> [WHAT YOU HAVE TO DO] Restate, exactly and without pictures, the lines from the start of the listing below through the line holding "2, 3), label=labels[3])".
--- start of MATERIAL PROVIDED ---
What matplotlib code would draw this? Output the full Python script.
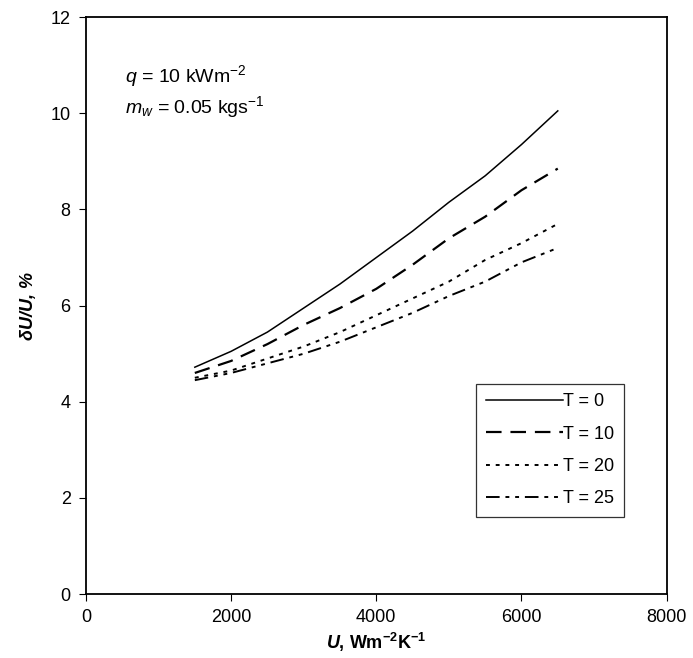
import matplotlib
matplotlib.use('Agg')
import matplotlib.pyplot as plt

plt.rcParams['font.family'] = ['Liberation Sans', 'DejaVu Sans']
plt.rcParams['mathtext.fontset'] = 'custom'
plt.rcParams['mathtext.rm'] = 'Liberation Sans'
plt.rcParams['mathtext.it'] = 'Liberation Sans:italic'
plt.rcParams['mathtext.bf'] = 'Liberation Sans:bold'
plt.rcParams['mathtext.bfit'] = 'Liberation Sans:bold:italic'

# U values, W m-2 K-1
U = [1500, 2000, 2500, 3000, 3500, 4000, 4500, 5000, 5500, 6000, 6500]

# relative uncertainty dU/U in %
dU_T0 = [4.72, 5.05, 5.45, 5.95, 6.45, 7.0, 7.55, 8.15, 8.7, 9.35, 10.05]
dU_T10 = [4.6, 4.85, 5.2, 5.6, 5.95, 6.35, 6.85, 7.4, 7.85, 8.4, 8.85]
dU_T20 = [4.5, 4.65, 4.9, 5.15, 5.45, 5.8, 6.15, 6.5, 6.95, 7.3, 7.7]
dU_T25 = [4.45, 4.6, 4.8, 5.0, 5.25, 5.55, 5.85, 6.2, 6.5, 6.9, 7.2]

labels = ['T = 0', 'T = 10', 'T = 20', 'T = 25']

fig = plt.figure(figsize=(6.93, 6.58), dpi=100)
ax = fig.add_axes([0.124, 0.097, 0.838, 0.877])

ax.plot(U, dU_T0, color='black', lw=1.1, label=labels[0])
ax.plot(U, dU_T10, color='black', lw=1.6, dashes=(7, 4), label=labels[1])
ax.plot(U, dU_T20, color='black', lw=1.4, dashes=(2, 3), label=labels[2])
ax.plot(U, dU_T25, color='black', lw=1.4, dashes=(7, 3, 2, 3, 2, 3), label=labels[3])

ax.set_xlim(0, 8000)
ax.set_ylim(0, 12)
ax.set_xticks([0, 2000, 4000, 6000, 8000])
ax.set_yticks([0, 2, 4, 6, 8, 10, 12])
ax.tick_params(direction='out', length=5, labelsize=13, top=False, right=False, pad=6)
for s in ax.spines.values():
    s.set_linewidth(1.3)

ax.set_xlabel(r'$\boldsymbol{U}$, Wm$^{\mathbf{-2}}$K$^{\mathbf{-1}}$', fontsize=13,
              fontweight='bold', labelpad=3)
ax.set_ylabel('δU/U, %', fontsize=13, fontweight='bold', style='italic', labelpad=10)

ax.text(540, 10.78, r'$q$ = 10 kWm$^{-2}$', fontsize=14, va='center')
ax.text(540, 10.12, r'$m_w$ = 0.05 kgs$^{-1}$', fontsize=14, va='center')

leg = ax.legend(loc='lower right', bbox_to_anchor=(0.927, 0.133), fontsize=13,
                frameon=True, fancybox=False, edgecolor='black',
                handlelength=4.3, handletextpad=0.0, labelspacing=0.85,
                borderpad=0.55, borderaxespad=0)
leg.get_frame().set_linewidth(0.9)

fig.savefig('out.png', dpi=100)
--- end of MATERIAL PROVIDED ---
> [FULL ANSWER]
What matplotlib code would draw this? Output the full Python script.
import matplotlib
matplotlib.use('Agg')
import matplotlib.pyplot as plt

plt.rcParams['font.family'] = ['Liberation Sans', 'DejaVu Sans']
plt.rcParams['mathtext.fontset'] = 'custom'
plt.rcParams['mathtext.rm'] = 'Liberation Sans'
plt.rcParams['mathtext.it'] = 'Liberation Sans:italic'
plt.rcParams['mathtext.bf'] = 'Liberation Sans:bold'
plt.rcParams['mathtext.bfit'] = 'Liberation Sans:bold:italic'

# U values, W m-2 K-1
U = [1500, 2000, 2500, 3000, 3500, 4000, 4500, 5000, 5500, 6000, 6500]

# relative uncertainty dU/U in %
dU_T0 = [4.72, 5.05, 5.45, 5.95, 6.45, 7.0, 7.55, 8.15, 8.7, 9.35, 10.05]
dU_T10 = [4.6, 4.85, 5.2, 5.6, 5.95, 6.35, 6.85, 7.4, 7.85, 8.4, 8.85]
dU_T20 = [4.5, 4.65, 4.9, 5.15, 5.45, 5.8, 6.15, 6.5, 6.95, 7.3, 7.7]
dU_T25 = [4.45, 4.6, 4.8, 5.0, 5.25, 5.55, 5.85, 6.2, 6.5, 6.9, 7.2]

labels = ['T = 0', 'T = 10', 'T = 20', 'T = 25']

fig = plt.figure(figsize=(6.93, 6.58), dpi=100)
ax = fig.add_axes([0.124, 0.097, 0.838, 0.877])

ax.plot(U, dU_T0, color='black', lw=1.1, label=labels[0])
ax.plot(U, dU_T10, color='black', lw=1.6, dashes=(7, 4), label=labels[1])
ax.plot(U, dU_T20, color='black', lw=1.4, dashes=(2, 3), label=labels[2])
ax.plot(U, dU_T25, color='black', lw=1.4, dashes=(7, 3, 2, 3, 2, 3), label=labels[3])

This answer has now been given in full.